The Riverbank City Council got a visit from Stanislaus County Superintendent of Schools Tom Changnon at its regular meeting on Tuesday, Oct. 23. It was part of a farewell tour, of sorts, since his name does not appear on the Nov. 6 ballot.

Changnon made a presentation to the council, but also addressed members of the audience in attendance, discussing the progress made in education in the county during his tenure in office.

He pointed out that, compared to the entirety of California, which has 10,223 schools, Stanislaus County has 187. Of those, 98 are elementary schools, 26 are middle school/junior highs. He said there are 20 high schools, 19 alternative schools, 22 charter schools and one special education school.

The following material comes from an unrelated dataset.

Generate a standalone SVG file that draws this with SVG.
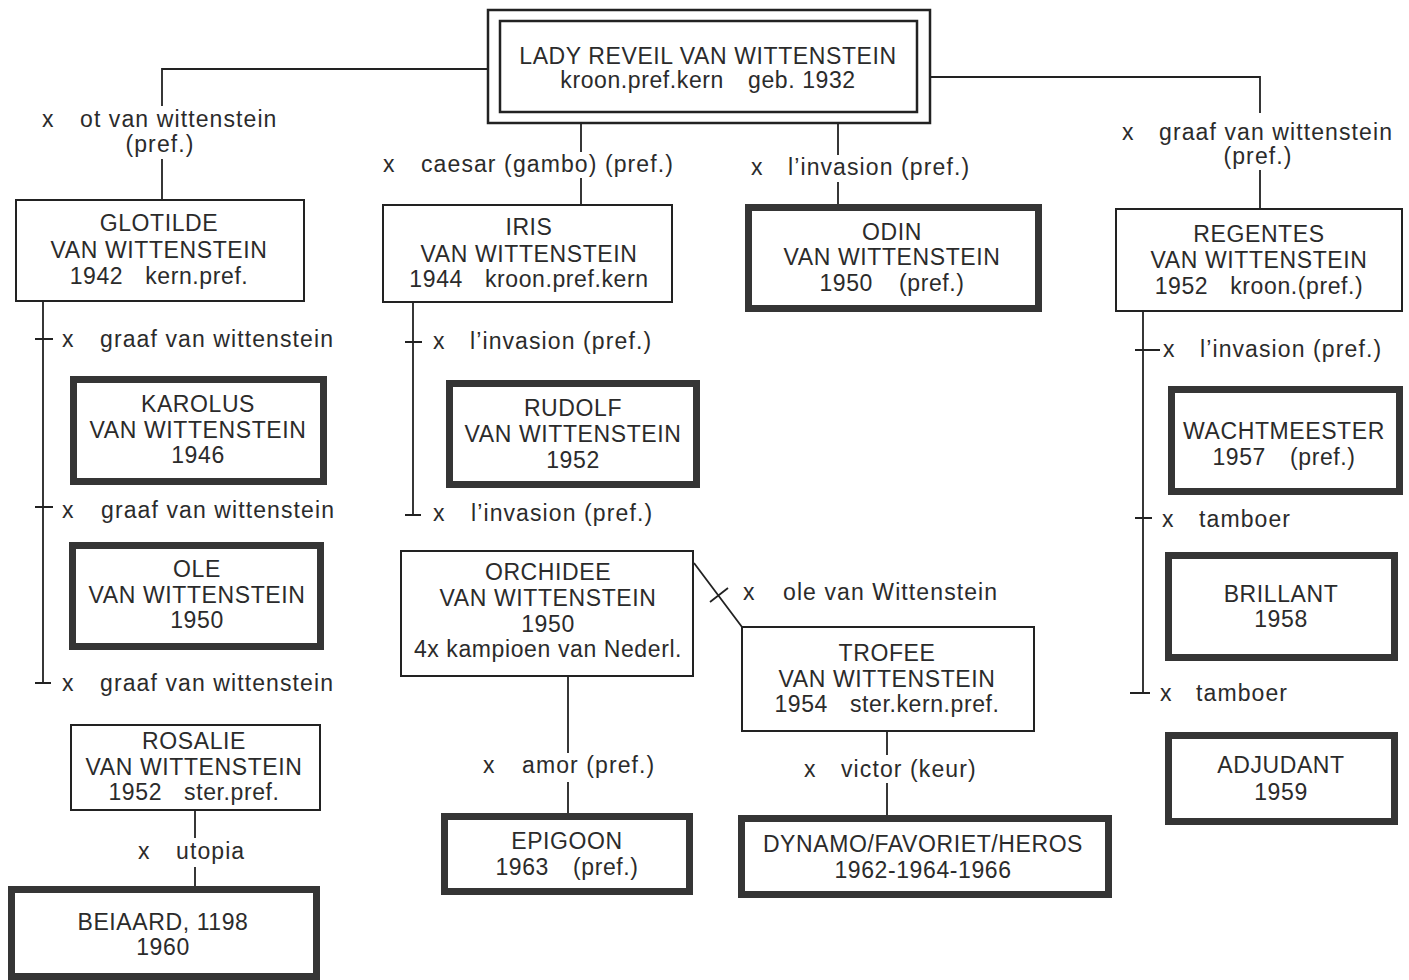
<svg xmlns="http://www.w3.org/2000/svg" width="1409" height="980" viewBox="0 0 1409 980">
<style>
text{font-family:"Liberation Sans",Arial,sans-serif;font-size:23px;fill:#2b2b2b;letter-spacing:0.6px}
#labels text{letter-spacing:1.1px}
.c{text-anchor:middle}
.thin{fill:#fff;stroke:#222;stroke-width:2}
.thick{fill:#fff;stroke:#353535;stroke-width:7}
.top{fill:#fff;stroke:#222;stroke-width:2.5}
.ln{fill:none;stroke:#222;stroke-width:1.8}
</style>
<rect width="1409" height="980" fill="#fff"/>
<g id="connectors">
<path class="ln" d="M487 69H162V106M162 159V199"/>
<path class="ln" d="M581 124V152M581 178V204"/>
<path class="ln" d="M838 124V155M838 182V204"/>
<path class="ln" d="M931 77H1260V113M1260 170V208"/>
<path class="ln" d="M43 302V683M35 339H53M35 507H53M35 683H51"/>
<path class="ln" d="M413 303V515M405 342H422M405 515H421"/>
<path class="ln" d="M1143 312V693M1135 350H1160M1135 518H1152M1130 693H1150"/>
<path class="ln" d="M195 811V838M195 867V887"/>
<path class="ln" d="M568 677V753M568 782V813"/>
<path class="ln" d="M887 732V755M887 783V815"/>
<path class="ln" d="M694 563L742 627M710 602L728 588"/>
</g>
<g id="labels">
<text x="42" y="127">x</text><text x="80" y="127">ot van wittenstein</text><text class="c" x="160" y="152">(pref.)</text>
<text x="383" y="172">x</text><text x="421" y="172">caesar (gambo) (pref.)</text>
<text x="751" y="175">x</text><text x="788" y="175">l’invasion (pref.)</text>
<text x="1122" y="140">x</text><text x="1159" y="140">graaf van wittenstein</text><text class="c" x="1258" y="164">(pref.)</text>
<text x="62" y="347">x</text><text x="100" y="347">graaf van wittenstein</text>
<text x="62" y="518">x</text><text x="101" y="518">graaf van wittenstein</text>
<text x="62" y="691">x</text><text x="100" y="691">graaf van wittenstein</text>
<text x="433" y="349">x</text><text x="470" y="349">l’invasion (pref.)</text>
<text x="433" y="521">x</text><text x="471" y="521">l’invasion (pref.)</text>
<text x="1163" y="357">x</text><text x="1200" y="357">l’invasion (pref.)</text>
<text x="1162" y="527">x</text><text x="1199" y="527">tamboer</text>
<text x="1160" y="701">x</text><text x="1196" y="701">tamboer</text>
<text x="743" y="600">x</text><text x="783" y="600">ole van Wittenstein</text>
<text x="483" y="773">x</text><text x="522" y="773">amor (pref.)</text>
<text x="804" y="777">x</text><text x="841" y="777">victor (keur)</text>
<text x="138" y="859">x</text><text x="176" y="859">utopia</text>
</g>
<g id="lady">
<rect class="top" x="488" y="10" width="442" height="113"/>
<rect class="top" x="500" y="21" width="417" height="91"/>
<text class="c" x="708" y="64">LADY REVEIL VAN WITTENSTEIN</text>
<text class="c" x="708" y="88">kroon.pref.kern<tspan dx="24">geb. 1932</tspan></text>
</g>
<g id="glotilde">
<rect class="thin" x="16" y="200" width="288" height="101"/>
<text class="c" x="159" y="231">GLOTILDE</text>
<text class="c" x="159" y="258">VAN WITTENSTEIN</text>
<text class="c" x="159" y="284">1942<tspan dx="22">kern.pref.</tspan></text>
</g>
<g id="iris">
<rect class="thin" x="383" y="205" width="289" height="97"/>
<text class="c" x="529" y="235">IRIS</text>
<text class="c" x="529" y="262">VAN WITTENSTEIN</text>
<text class="c" x="529" y="287">1944<tspan dx="22">kroon.pref.kern</tspan></text>
</g>
<g id="odin">
<rect class="thick" x="748.5" y="207.5" width="290" height="101"/>
<text class="c" x="892" y="240">ODIN</text>
<text class="c" x="892" y="265">VAN WITTENSTEIN</text>
<text class="c" x="892" y="291">1950<tspan dx="26">(pref.)</tspan></text>
</g>
<g id="regentes">
<rect class="thin" x="1116" y="209" width="286" height="102"/>
<text class="c" x="1259" y="242">REGENTES</text>
<text class="c" x="1259" y="268">VAN WITTENSTEIN</text>
<text class="c" x="1259" y="294">1952<tspan dx="22">kroon.(pref.)</tspan></text>
</g>
<g id="karolus">
<rect class="thick" x="73.5" y="379.5" width="250" height="102"/>
<text class="c" x="198" y="412">KAROLUS</text>
<text class="c" x="198" y="438">VAN WITTENSTEIN</text>
<text class="c" x="198" y="463">1946</text>
</g>
<g id="ole">
<rect class="thick" x="72.5" y="545.5" width="248" height="101"/>
<text class="c" x="197" y="577">OLE</text>
<text class="c" x="197" y="603">VAN WITTENSTEIN</text>
<text class="c" x="197" y="628">1950</text>
</g>
<g id="rosalie">
<rect class="thin" x="71" y="725" width="249" height="85"/>
<text class="c" x="194" y="749">ROSALIE</text>
<text class="c" x="194" y="775">VAN WITTENSTEIN</text>
<text class="c" x="194" y="800">1952<tspan dx="22">ster.pref.</tspan></text>
</g>
<g id="beiaard">
<rect class="thick" x="11.5" y="889.5" width="305" height="87"/>
<text class="c" x="163" y="930">BEIAARD, 1198</text>
<text class="c" x="163" y="955">1960</text>
</g>
<g id="rudolf">
<rect class="thick" x="449.5" y="383.5" width="247" height="101"/>
<text class="c" x="573" y="416">RUDOLF</text>
<text class="c" x="573" y="442">VAN WITTENSTEIN</text>
<text class="c" x="573" y="468">1952</text>
</g>
<g id="orchidee">
<rect class="thin" x="401" y="551" width="292" height="125"/>
<text class="c" x="548" y="580">ORCHIDEE</text>
<text class="c" x="548" y="606">VAN WITTENSTEIN</text>
<text class="c" x="548" y="632">1950</text>
<text class="c" x="548" y="657">4x kampioen van Nederl.</text>
</g>
<g id="trofee">
<rect class="thin" x="742" y="627" width="292" height="104"/>
<text class="c" x="887" y="661">TROFEE</text>
<text class="c" x="887" y="687">VAN WITTENSTEIN</text>
<text class="c" x="887" y="712">1954<tspan dx="22">ster.kern.pref.</tspan></text>
</g>
<g id="epigoon">
<rect class="thick" x="444.5" y="816.5" width="245" height="75"/>
<text class="c" x="567" y="849">EPIGOON</text>
<text class="c" x="567" y="875">1963<tspan dx="24">(pref.)</tspan></text>
</g>
<g id="dynamo">
<rect class="thick" x="741.5" y="818.5" width="367" height="76"/>
<text class="c" x="923" y="852">DYNAMO/FAVORIET/HEROS</text>
<text class="c" x="923" y="878">1962-1964-1966</text>
</g>
<g id="wachtmeester">
<rect class="thick" x="1171.5" y="389.5" width="228" height="102"/>
<text class="c" x="1284" y="439">WACHTMEESTER</text>
<text class="c" x="1284" y="465">1957<tspan dx="24">(pref.)</tspan></text>
</g>
<g id="brillant">
<rect class="thick" x="1168.5" y="555.5" width="226" height="102"/>
<text class="c" x="1281" y="602">BRILLANT</text>
<text class="c" x="1281" y="627">1958</text>
</g>
<g id="adjudant">
<rect class="thick" x="1168.5" y="735.5" width="226" height="86"/>
<text class="c" x="1281" y="773">ADJUDANT</text>
<text class="c" x="1281" y="800">1959</text>
</g>
</svg>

He discussed the progress made by educators in the county over the last few years, as well as what he expects to be happening soon. He said graduation rates in Stanislaus County schools have reached 84 percent for the 2016-17 school year through its ‘Destination Graduation’ program. That’s up from 78.7 percent in the 2012-13 school year.

He pointed out one of the worries educators have been facing. The superintendent said it is delineated in the book “The Coming Jobs War” by Jim Clifton.

There is a concern for local education, he said, as is pointed out in the book.

Changnon believes the future holds the prospect that there will be fewer well-paid, low-skilled jobs. He warned “that the global economy will demand that students today must be able to compete for jobs against students from all over the world.”

“There’s an achievement gap looming,” he said, adding that the economy will “demand more problem solvers, innovators and higher-level thinkers, with strong communication skills.”

To help with these coming worries by providing added programs, he said the Stanislaus County Office of Education has purchased the former Modesto Bee building on H Street in downtown Modesto.

He described a couple of Destination Graduation programs that are housed there.

Volt Institute hosted an Industrial Maintenance Mechanics class, the first, that ran from October 2017 to June of this year. He said it had 30 graduates with a 90 percent job placement rate.

It also includes the Northern California Construction Training program. Of the 153 students enrolled, he said, 76 have already graduated.

He said it is necessary to give graduating students either a “solid footing for the working world or strong guidance toward college, at a time when many fear graduation means tumbling into an economic black hole.”

Candidates running for the Superintendent’s office in next week’s election are Shannon Sanford and Scott Kuykendall.

Sanford is a district superintendent while Kuykendall is currently Assistant Superintendent of Schools in Stanislaus County.

Superintendent Tom Changnon was elected Stanislaus County Superintendent of Schools in November, 2006 and sworn into office on Jan. 9, 2007. As Superintendent, he oversees the Stanislaus County Office of Education (SCOE) with a staff of 940 and a budget of over $227 million.